Cet atelier sur les enjeux et vulnérabilité du risque d’inondation (le cas du Cap Bon) a rassemblé des enseignants chercheurs, des directions techniques aux ministères de l’agriculture, de l’équipement, de la protection civile, des représentants de la société civile, des ONG, des leaders communautaires pour discuter des défis et des vulnérabilités liés au risque d’inondation dans la région et pour identifier avec les parties prenantes les actions potentielles pour renforcer la résilience et réduire le risque d’inondation à Nabeul – Dar Châabane
- Pourquoi cette implication de la société civile ?

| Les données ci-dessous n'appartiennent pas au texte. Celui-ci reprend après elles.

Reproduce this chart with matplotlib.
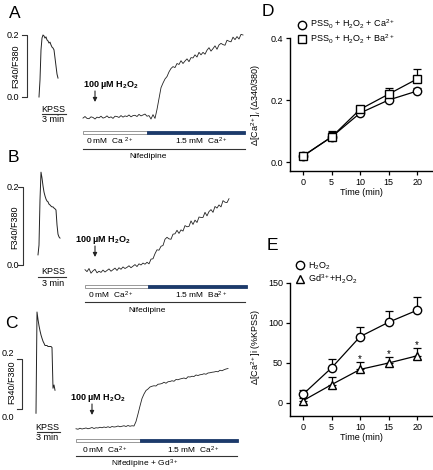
import numpy as np
import matplotlib.pyplot as plt
from matplotlib.lines import Line2D
from matplotlib.patches import Rectangle

plt.rcParams['font.family'] = ['Liberation Sans', 'DejaVu Sans']
plt.rcParams['mathtext.fontset'] = 'custom'
plt.rcParams['mathtext.rm'] = 'Liberation Sans'
plt.rcParams['mathtext.it'] = 'Liberation Sans:italic'
plt.rcParams['mathtext.bf'] = 'Liberation Sans:bold'

# ---------------- data ----------------
# KPSS responses (F340/F380, relative to scale bar zero), sampled every 0.125 min
kpss_a = [0.000, 0.055, 0.152, 0.190, 0.200, 0.197, 0.190, 0.194, 0.184, 0.181,
          0.174, 0.177, 0.168, 0.161, 0.158, 0.152, 0.126, 0.100, 0.074, 0.061]
kpss_b = [0.026, 0.051, 0.167, 0.238, 0.223, 0.203, 0.187, 0.177, 0.169, 0.164,
          0.162, 0.156, 0.154, 0.151, 0.149, 0.149, 0.146, 0.144, 0.141, 0.103,
          0.079, 0.072, 0.069]
kpss_c = [-0.017, 0.388, 0.358, 0.333, 0.313, 0.296, 0.283, 0.271, 0.263, 0.254,
          0.254, 0.254, 0.250, 0.250, 0.250, 0.250, 0.246, 0.083, 0.096, 0.075]

# H2O2 responses, sampled every 0.25 min
trace_a = [-0.068, -0.063, -0.069, -0.070, -0.064, -0.066, -0.071, -0.065, -0.067, -0.062,
           -0.068, -0.066, -0.061, -0.067, -0.064, -0.069, -0.062, -0.063, -0.066, -0.060,
           -0.065, -0.061, -0.063, -0.058, -0.064, -0.060, -0.059, -0.063, -0.056, -0.061,
           -0.058, -0.055, -0.062,
           -0.060, -0.071, -0.057, -0.069, -0.040, -0.005, 0.030, 0.045,
           0.058, 0.066, 0.081, 0.092,
           0.098, 0.095, 0.108, 0.105, 0.117, 0.108, 0.116, 0.123, 0.114, 0.127,
           0.126, 0.136, 0.129, 0.144, 0.136, 0.144, 0.138, 0.151, 0.159, 0.148,
           0.156, 0.165, 0.154, 0.168, 0.173, 0.169, 0.167, 0.183, 0.180, 0.178,
           0.193, 0.185, 0.195, 0.187, 0.202, 0.200]
trace_b = [-0.012, -0.017, -0.009, -0.021, -0.015, -0.011, -0.020, -0.016, -0.019,
           -0.013, -0.018, -0.014, -0.010, -0.016, -0.012, -0.008, -0.014,
           -0.007, -0.011, -0.005, -0.009, -0.006, -0.002, -0.007, -0.003,
           0.001, -0.004, 0.003, 0.000, 0.005, 0.002, 0.007, 0.003,
           0.015, 0.016, 0.029, 0.039, 0.038, 0.048, 0.050, 0.066,
           0.071, 0.067, 0.066, 0.079, 0.080, 0.089, 0.081, 0.090,
           0.087, 0.101, 0.098, 0.099, 0.113, 0.104, 0.115, 0.109,
           0.123, 0.122, 0.122, 0.135, 0.126, 0.137, 0.142, 0.135,
           0.150, 0.146, 0.154, 0.149, 0.165, 0.161, 0.160, 0.170]
trace_c = [-0.079, -0.081, -0.077, -0.080, -0.078, -0.076, -0.079, -0.077, -0.074,
           -0.078, -0.075, -0.076, -0.073, -0.075, -0.072, -0.074, -0.071,
           -0.074, -0.070, -0.072, -0.071, -0.068, -0.071, -0.069, -0.067,
           -0.070, -0.066, -0.069, -0.067,
           -0.068, -0.050, -0.020, 0.012, 0.042, 0.060, 0.074, 0.080,
           0.088, 0.091, 0.093, 0.092, 0.099, 0.100, 0.102, 0.107,
           0.103, 0.109, 0.110, 0.113, 0.111, 0.118, 0.117, 0.120,
           0.122, 0.124, 0.121, 0.129, 0.128, 0.131, 0.130, 0.136,
           0.134, 0.137, 0.138, 0.141, 0.139, 0.144, 0.145, 0.147,
           0.148, 0.150, 0.149, 0.155, 0.153, 0.157, 0.160, 0.162]

# Panel D
time_pts = [0, 5, 10, 15, 20]
d_ca = [0.019, 0.081, 0.158, 0.200, 0.229]
d_ca_err = [0.005, 0.015, 0.008, 0.010, 0.010]
d_ba = [0.020, 0.081, 0.170, 0.219, 0.268]
d_ba_err = [0.005, 0.020, 0.010, 0.020, 0.032]

# Panel E
e_h2o2 = [11, 44, 83, 101, 116]
e_h2o2_err = [5, 11, 12, 14, 16]
e_gd = [3, 23, 42, 50, 59]
e_gd_err = [3, 10, 9, 7, 10]
e_sig = [False, False, True, True, True]

# ---------------- figure ----------------
W, H = 433, 470
fig = plt.figure(figsize=(W / 100, H / 100), dpi=100)


def px_axes(x0, y0, x1, y1):
    return fig.add_axes([x0 / W, 1 - y1 / H, (x1 - x0) / W, (y1 - y0) / H])


PX_PER_MIN = 8.0


def trace_panel(top, bot, zero_px, ppu, kpss, kpss_px, trace, trace_px, bar_px):
    ax = px_axes(0, top, 260, bot)
    ax.set_xlim(0, 260 / PX_PER_MIN)
    ax.set_ylim((zero_px - bot) / ppu, (zero_px - top) / ppu)
    ax.axis('off')
    tk = kpss_px / PX_PER_MIN + 0.125 * np.arange(len(kpss))
    ax.plot(tk, kpss, color='#222222', lw=0.7)
    tt = trace_px / PX_PER_MIN + 0.25 * np.arange(len(trace))
    ax.plot(tt, trace, color='#222222', lw=0.6)
    # scale bar 0.0 - 0.2
    xb = bar_px / PX_PER_MIN
    ax.plot([xb - 5 / PX_PER_MIN, xb, xb, xb - 5 / PX_PER_MIN], [0.2, 0.2, 0.0, 0.0],
            color='#333333', lw=0.8)
    return ax


trace_panel(0, 150, 97, 310, kpss_a, 39, trace_a, 83, 27)
trace_panel(140, 300, 265, 390, kpss_b, 38, trace_b, 85, 23)
trace_panel(290, 470, 409, 250, kpss_c, 36, trace_c, 76, 22)

ov = px_axes(0, 0, W, H)
ov.set_xlim(0, W)
ov.set_ylim(H, 0)
ov.axis('off')

fs = 6.5
for lab, x, y in [('A', 15, 13), ('B', 13, 158), ('C', 11, 323), ('D', 268, 11), ('E', 272, 246)]:
    ov.text(x, y, lab, fontsize=12.5, ha='center', va='center')

h2o2_txt = r'100 µM H$_\mathbf{2}$O$_\mathbf{2}$'
panels = [
    dict(s02=(19, 35), s00=(19, 97), ylab=(16, 66), kx=53, ky=109, kl=(42, 66),
         h=(83, 85), ar=(95, 91, 102), bar=(83, 147, 245, 132),
         l1=(86, r'0 mM  Ca $^{2+}$'), l2=(175, r'1.5 mM  Ca$^{2+}$'), ly=141,
         line=(83, 245, 149), drug=(148, 156, 'Nifedipine')),
    dict(s02=(19, 187), s00=(19, 265), ylab=(15, 227), kx=53, ky=272, kl=(38, 66),
         h=(75, 240), ar=(95, 246, 257), bar=(85, 148, 247, 286),
         l1=(88, r'0 mM  Ca$^{2+}$'), l2=(175, r'1.5 mM  Ba$^{2+}$'), ly=295,
         line=(85, 245, 302), drug=(147, 310, 'Nifedipine')),
    dict(s02=(14, 353), s00=(14, 418), ylab=(12, 382), kx=47, ky=427, kl=(37, 60),
         h=(70, 398), ar=(92, 404, 415), bar=(76, 140, 238, 440),
         l1=(82, r'0 mM  Ca$^{2+}$'), l2=(167, r'1.5 mM  Ca$^{2+}$'), ly=450,
         line=(76, 237, 456), drug=(145, 464, r'Nifedipine + Gd$^{3+}$')),
]
for p in panels:
    ov.text(*p['s02'], '0.2', fontsize=fs, ha='right', va='center')
    ov.text(*p['s00'], '0.0', fontsize=fs, ha='right', va='center')
    ov.text(*p['ylab'], 'F340/F380', fontsize=fs, rotation=90, ha='center', va='center')
    ov.text(p['kx'], p['ky'], 'KPSS', fontsize=fs, ha='center', va='center')
    ov.text(p['kx'], p['ky'] + 11, '3 min', fontsize=fs, ha='center', va='center')
    ov.plot(p['kl'], [p['ky'] + 5] * 2, color='#333333', lw=0.8)
    ov.text(*p['h'], h2o2_txt, fontsize=fs, fontweight='bold', ha='left', va='center')
    ax_, ay0, ay1 = p['ar']
    ov.annotate('', xy=(ax_, ay1), xytext=(ax_, ay0),
                arrowprops=dict(arrowstyle='-|>', color='#222222', lw=0.8,
                                mutation_scale=6, shrinkA=0, shrinkB=0))
    b0, b1, b2, by = p['bar']
    ov.add_patch(Rectangle((b0, by - 1.5), b1 - b0, 3, fc='white', ec='#888888', lw=0.6))
    ov.add_patch(Rectangle((b1, by - 1.5), b2 - b1, 3, fc='#1c3a6b', ec='#1c3a6b', lw=0.6))
    ov.text(p['l1'][0], p['ly'], p['l1'][1], fontsize=6, ha='left', va='center')
    ov.text(p['l2'][0], p['ly'], p['l2'][1], fontsize=6, ha='left', va='center')
    l0, l1_, lyy = p['line']
    ov.plot([l0, l1_], [lyy, lyy], color='#333333', lw=0.8)
    ov.text(p['drug'][0], p['drug'][1], p['drug'][2], fontsize=6, ha='center', va='center')


def style_ax(ax):
    for s in ['top', 'right']:
        ax.spines[s].set_visible(False)
    for s in ['left', 'bottom']:
        ax.spines[s].set_linewidth(1.0)
    ax.tick_params(labelsize=fs, length=3, width=0.9, pad=2)
    ax.set_xticks(time_pts)
    ax.set_xlim(-2.3, 22.6)
    ax.set_xlabel('Time (min)', fontsize=fs, labelpad=1)


MS = 6
mk = dict(ms=MS, mfc='white', mec='black', mew=1.0, color='black', lw=0.9)

# Panel D
axd = px_axes(290, 38, 432, 171)
style_ax(axd)
axd.set_ylim(-0.029, 0.4)
axd.set_yticks([0.0, 0.2, 0.4])
axd.set_yticklabels(['0.0', '0.2', '0.4'])
axd.errorbar(time_pts, d_ca, yerr=[np.zeros(5), d_ca_err], fmt='none', ecolor='black',
             elinewidth=0.9, capsize=3, capthick=0.9)
axd.errorbar(time_pts, d_ba, yerr=[np.zeros(5), d_ba_err], fmt='none', ecolor='black',
             elinewidth=0.9, capsize=3, capthick=0.9)
axd.plot(time_pts, d_ca, marker='o', **mk)
axd.plot(time_pts, d_ba, marker='s', **mk)
axd.set_ylabel(r'Δ[Ca$^{2+}$]$_i$ (Δ340/380)', fontsize=fs)
axd.yaxis.set_label_coords(-0.19, 0.5)
hd = [Line2D([], [], marker='o', ls='none', ms=MS, mfc='white', mec='black', mew=1.0),
      Line2D([], [], marker='s', ls='none', ms=MS, mfc='white', mec='black', mew=1.0)]
fig.legend(hd, [r'PSS$_0$ + H$_2$O$_2$ + Ca$^{2+}$', r'PSS$_0$ + H$_2$O$_2$ + Ba$^{2+}$'],
           loc='upper left', bbox_to_anchor=(297 / W, 1 - 18 / H), frameon=False,
           fontsize=fs, handlelength=1.0, handletextpad=0.4, labelspacing=0.15,
           borderpad=0, borderaxespad=0)

# Panel E
axe = px_axes(290, 283, 432, 416)
style_ax(axe)
axe.set_ylim(-16.25, 150)
axe.set_yticks([0, 50, 100, 150])
axe.errorbar(time_pts, e_gd, yerr=[np.zeros(5), e_gd_err], fmt='none', ecolor='black',
             elinewidth=0.9, capsize=3, capthick=0.9)
axe.errorbar(time_pts, e_h2o2, yerr=[np.zeros(5), e_h2o2_err], fmt='none', ecolor='black',
             elinewidth=0.9, capsize=3, capthick=0.9)
axe.plot(time_pts, e_gd, marker='^', **mk)
axe.plot(time_pts, e_h2o2, marker='o', **mk)
for t, v, e, s in zip(time_pts, e_gd, e_gd_err, e_sig):
    if s:
        axe.text(t, v + e + 4, '*', fontsize=7, ha='center', va='center')
axe.set_ylabel(r'Δ[Ca$^{2+}$]i (%KPSS)', fontsize=fs)
axe.yaxis.set_label_coords(-0.19, 0.52)
he = [Line2D([], [], marker='o', ls='none', ms=MS, mfc='white', mec='black', mew=1.0),
      Line2D([], [], marker='^', ls='none', ms=MS, mfc='white', mec='black', mew=1.0)]
fig.legend(he, [r'H$_2$O$_2$', r'Gd$^{3+}$+H$_2$O$_2$'],
           loc='upper left', bbox_to_anchor=(295 / W, 1 - 260 / H), frameon=False,
           fontsize=fs, handlelength=1.0, handletextpad=0.4, labelspacing=0.15,
           borderpad=0, borderaxespad=0)

fig.savefig('out.png', dpi=100)
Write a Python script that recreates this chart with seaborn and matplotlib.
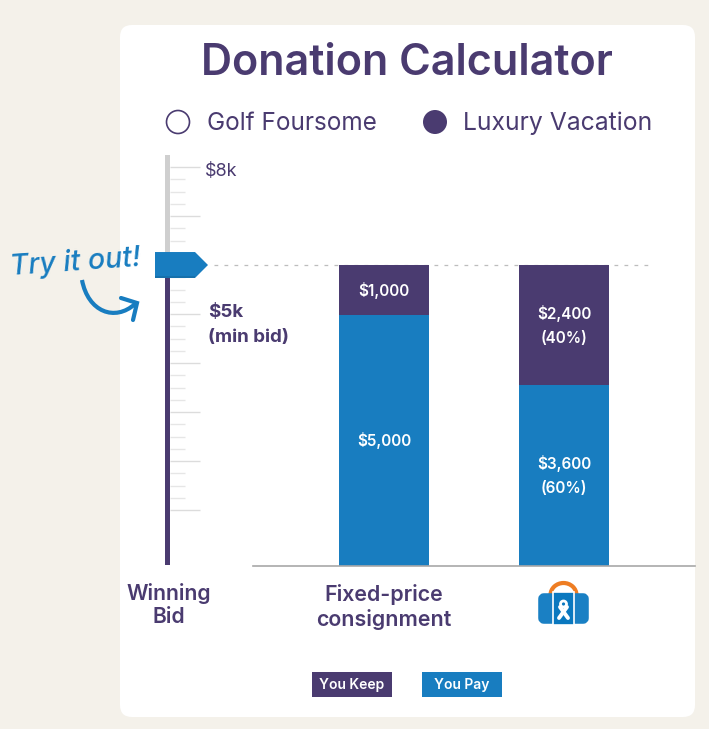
import numpy as np
import pandas as pd
import matplotlib
matplotlib.use("Agg")
import matplotlib.pyplot as plt
import seaborn as sns
from matplotlib.patches import Circle, FancyBboxPatch, PathPatch, Polygon, Rectangle, Arc
from matplotlib.path import Path

# chart values
categories = ["Fixed-price\nconsignment", "Luxury Vacation"]
you_pay = [5000, 3600]
you_keep = [1000, 2400]
pay_labels = ["$5,000", "$3,600\n(60%)"]
keep_labels = ["$1,000", "$2,400\n(40%)"]
winning_bid = 6000
slider_major = [1000, 2000, 3000, 4000, 5000, 6000, 7000, 8000]
slider_minor = [1250, 1500, 1750, 2250, 2500, 2750, 3250, 3500, 3750, 4250, 4500, 4750,
                5250, 5500, 5750, 6250, 6500, 6750, 7250, 7500, 7750]
legend_options = ["Golf Foursome", "Luxury Vacation"]
legend_keys = ["You Keep", "You Pay"]

PURPLE = "#4a3b70"
BLUE = "#187dc0"
W, H = 709, 729

sns.set_theme(style="white")
plt.rcParams["font.family"] = ["Inter", "DejaVu Sans"]

df = pd.DataFrame({"plan": categories, "pay": you_pay, "keep": you_keep})


def px_axes(fig, x0, y0, x1, y1, **kw):
    # axes placed with pixel coordinates measured from the top left
    return fig.add_axes([x0 / W, 1 - y1 / H, (x1 - x0) / W, (y1 - y0) / H], **kw)


fig = plt.figure(figsize=(W / 100, H / 100), dpi=100, facecolor="#f4f1ea")

# background layer, pixel coordinates
bg = px_axes(fig, 0, 0, W, H, zorder=0)
bg.set_xlim(0, W)
bg.set_ylim(H, 0)
bg.axis("off")
bg.add_patch(FancyBboxPatch((120, 25), 575, 692, boxstyle="round,pad=0,rounding_size=12",
                            mutation_scale=1, fc="white", ec="none"))
bg.text(407, 63, "Donation Calculator", ha="center", va="center", fontsize=31,
        fontweight=600, color=PURPLE)

# radio buttons
bg.add_patch(Circle((178, 122), 11.5, fc="white", ec=PURPLE, lw=1.2))
bg.add_patch(Circle((435, 122), 12, fc=PURPLE, ec=PURPLE, lw=0))
bg.text(207, 123, legend_options[0], ha="left", va="center", fontsize=17.5, color=PURPLE)
bg.text(463, 123, legend_options[1], ha="left", va="center", fontsize=17.8, color=PURPLE)

# try it out note
bg.text(75, 262, "Try it out!", ha="center", va="center", fontsize=20.5, style="italic",
        fontweight=500, color=BLUE, rotation=4)
arrow = Path([(82, 280), (88, 312), (115, 322), (135, 304)],
             [Path.MOVETO, Path.CURVE4, Path.CURVE4, Path.CURVE4])
bg.add_patch(PathPatch(arrow, fc="none", ec=BLUE, lw=3))
bg.plot([121, 137, 133], [298, 303, 320], color=BLUE, lw=3, solid_joinstyle="miter")

bg.text(169, 605, "Winning\nBid", ha="center", va="center", fontsize=15.2, fontweight=600,
        color=PURPLE, linespacing=1.22)

# bar legend chips
for x0, label, color in zip([312, 422], legend_keys, [PURPLE, BLUE]):
    bg.add_patch(Rectangle((x0, 672), 80, 25, fc=color, ec="none"))
    bg.text(x0 + 40, 684.5, label, ha="center", va="center", fontsize=10, fontweight=600,
            color="white")

# suitcase icon
bg.add_patch(Arc((563.5, 595), 26, 24, theta1=180, theta2=360, color="#ee7d23", lw=3))
bg.add_patch(FancyBboxPatch((541, 596), 45, 25, boxstyle="round,pad=0,rounding_size=3",
                            fc="#1a80c4", ec="#1a80c4", lw=4, joinstyle="round"))
bg.add_patch(Rectangle((553, 592), 21, 33, fc="#0a78bf", ec="white", lw=1.2))
bg.add_patch(Circle((563.5, 604), 3, fc="none", ec="white", lw=2))
bg.plot([560, 568], [607, 618], color="white", lw=2.8)
bg.plot([567, 559], [607, 618], color="white", lw=2.8)

# stacked bars, 180 px between categories and 50.17 px per 1000
ax = px_axes(fig, 253, 155, 695, 566, zorder=1)
ax.patch.set_alpha(0)
sns.barplot(data=df, x="plan", y="pay", color=BLUE, saturation=1, width=0.5, linewidth=0, ax=ax)
sns.barplot(data=df, x="plan", y="keep", color=PURPLE, saturation=1, width=0.5, linewidth=0,
            bottom=df["pay"].to_numpy(), ax=ax)
ax.set_xlim(-0.728, 1.728)
ax.set_ylim(0, 8192)
ax.bar_label(ax.containers[0], labels=pay_labels, label_type="center", color="white",
             fontsize=11, fontweight=600, linespacing=1.75)
ax.bar_label(ax.containers[1], labels=keep_labels, label_type="center", color="white",
             fontsize=11, fontweight=600, linespacing=1.75)
ax.hlines(winning_bid, -0.944, 1.478, colors="#bdbdbd", linestyles=(0, (3, 5)), lw=0.9,
          clip_on=False, zorder=0)
sns.despine(ax=ax, left=True)
ax.spines["bottom"].set_color("#a8a8a8")
ax.spines["bottom"].set_linewidth(1.2)
ax.set_yticks([])
ax.set_xlabel("")
ax.set_ylabel("")
ax.set_xticks([0, 1], [categories[0], ""])
ax.tick_params(axis="x", length=0, pad=13, labelsize=15.4, labelcolor=PURPLE)
for lab in ax.get_xticklabels():
    lab.set_fontweight(600)
    lab.set_linespacing(1.22)

# slider, own scale of 49 px per 1000
sl = px_axes(fig, 155, 155, 210, 565, zorder=2)
sl.patch.set_alpha(0)
sl.set_xlim(155, 210)
sl.set_ylim(-122, 8245)
sl.axis("off")
sl.bar(167.5, 8245 - winning_bid, width=5, bottom=winning_bid, color="#cfcfcf", linewidth=0, zorder=1)
sl.bar(167.5, winning_bid + 122, width=5, bottom=-122, color=PURPLE, linewidth=0, zorder=1)
sl.hlines(slider_major, 170, 200, colors="#dcdcdc", lw=1)
sl.hlines(slider_minor, 170, 185, colors="#e6e6e6", lw=1)
half = 265
sl.add_patch(Polygon([(155, winning_bid + half), (195, winning_bid + half), (208, winning_bid),
                      (195, winning_bid - half), (155, winning_bid - half)],
                     fc=BLUE, ec="none", zorder=3))
sl.add_patch(Rectangle((155, winning_bid - half), 40, 50, fc="#1670ab", ec="none", zorder=3))

# slider labels in the same value scale
sl.text(205, 7900, "$8k", ha="left", va="center", fontsize=13, color=PURPLE, clip_on=False)
sl.text(208, 5040, "$5k", ha="left", va="center", fontsize=13.5, fontweight="bold",
        color=PURPLE, clip_on=False)
sl.text(208, 4530, "(min bid)", ha="left", va="center", fontsize=13.5, fontweight="bold",
        color=PURPLE, clip_on=False)

fig.savefig("out.png", dpi=100, facecolor=fig.get_facecolor())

Rien ne sera possible ni réellement efficace si les populations ne perçoivent pas la réalité du risque auquel elles sont soumises. C’est pourquoi de nombreux efforts sont consentis pour sensibiliser les habitants des zones inondables. Les collectivités territoriales en sont les principaux fers de lance. Mobilisant au-delà de la panoplie d’outils réglementaires à leur disposition, elles innovent et inventent de nouvelles façons de communiquer sur le risque inondation. Elles précèdent en cela la volonté de l’État de faire du partage de la culture du risque l’un des axes transversaux de sa future stratégie nationale de gestion des risques d’inondation. Réduire la vulnérabilité de nos territoires, partager ensemble une culture du risque efficace est le nouvel enjeu qui nous attend tous, citoyens et État. Il faut veiller à ce que la population ait une bonne connaissance du risque est un point qui me paraît très important. Le risque zéro n’existe pas, et le non-retour d’une crue non plus. Habitants, entreprises, associations, institutions… tous sont concernés par le risque inondation. Développer une culture du risque au niveau local, partager un diagnostic du territoire, faire prendre conscience à chacun des risques encourus est essentiel. Une population informée avec les bons réflexes est une population moins exposée.